This is my friend, Jenn, and her son, Michael. On a very happy day one Christmas season about four years ago. I snapped this photo of them while we were at a cookie decorating party. Just one picture of many that I would take that day. Our kids were smaller then, and we had just begun our friendship. I couldn't have known at the time how much this girl would come to mean to me and couldn't have know that our boys would become good friends, too. I had never heard of hypoplastic right heart syndrome at the time. I didn't know that much about them, meeting Jenn and Michael through our mutual friend, Kim. But over time, we developed a friendship of our own and I learned through his mother about Michael's condition. It was always so amazing to me that Michael was just Michael and you couldn't ever tell that he had a "syndrome." He was just a normal kid. And very funny. Quirky. Creative. Like his Mom. He and Jack had a lot in common. Big imaginations, those two. Lots of creative play. Unstructured and all in their minds. When we spent some alone time together with them last summer and the summer before I thought it was really great how compatible they were. So great, because I enjoyed Jenn so much. We would scrap book, the boys would play...Legos, Star Wars, Bakugon and army men (Jack reminds me as he looks over my shoulder and interjects as I'm typing). The last time we saw them was in February. The four of us met for breakfast. The boys brought their toys. We ate, they played. We laughed about them, they were very into their "game." I think the army men and the Bakugon were at war that morning. Michael was the picture of health. We had a great visit. And then we left.
My step-son is named Michael, too. And we would always get confused between the two Michaels so at one point when I said, "which Michael?" Jack said, "you know...Star Wars Michael!" And so the nickname stuck.

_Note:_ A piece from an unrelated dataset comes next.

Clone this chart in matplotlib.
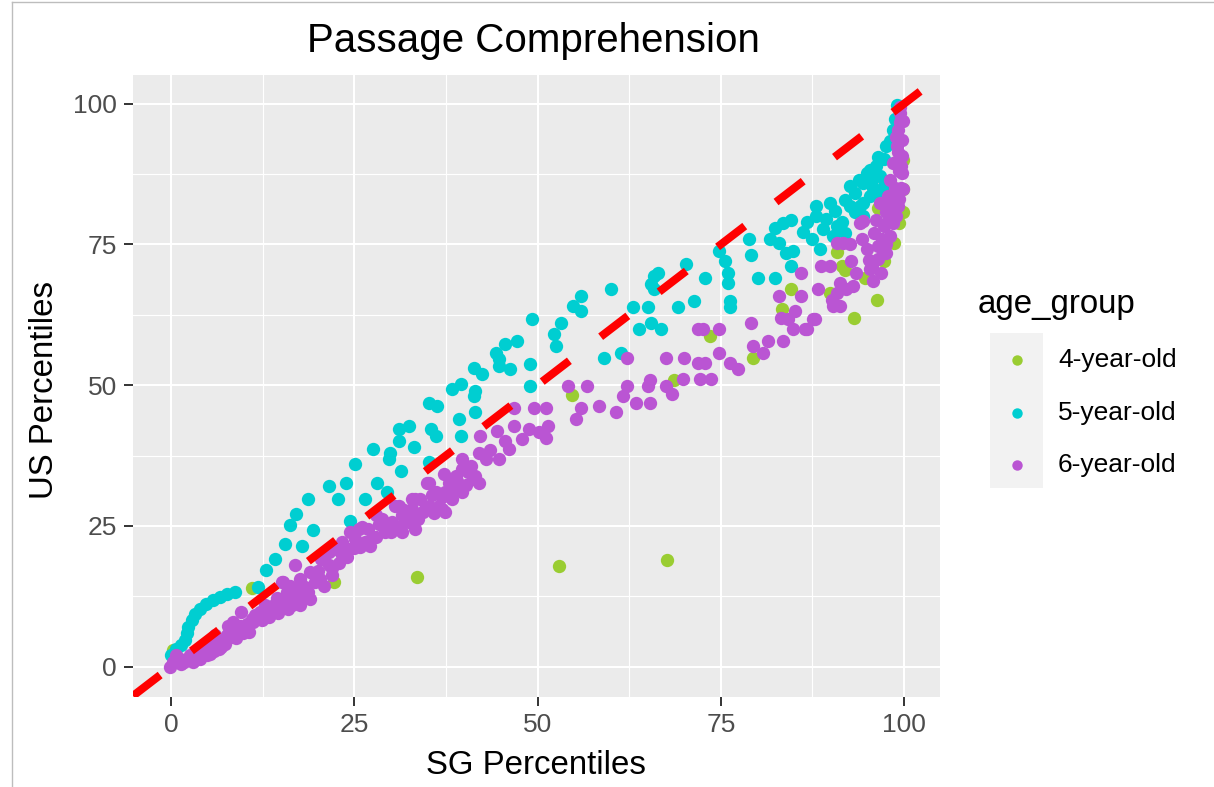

Star Wars Michael died this year on April 9th due to complications associated with hypoplastic right heart syndrome. And today is his tenth birthday. Today I am consumed with sadness for my friend. And for her family. For her loss. A loss I cannot begin to imagine. A loss I have to watch her experience, with little opportunity to provide any kind of true comfort. I am grieving today for her and for all that she will not share in the future with this little boy whom she loved so much. Today, I woke up and thought, "Well here it is. 7/1." And I prayed for Jenn.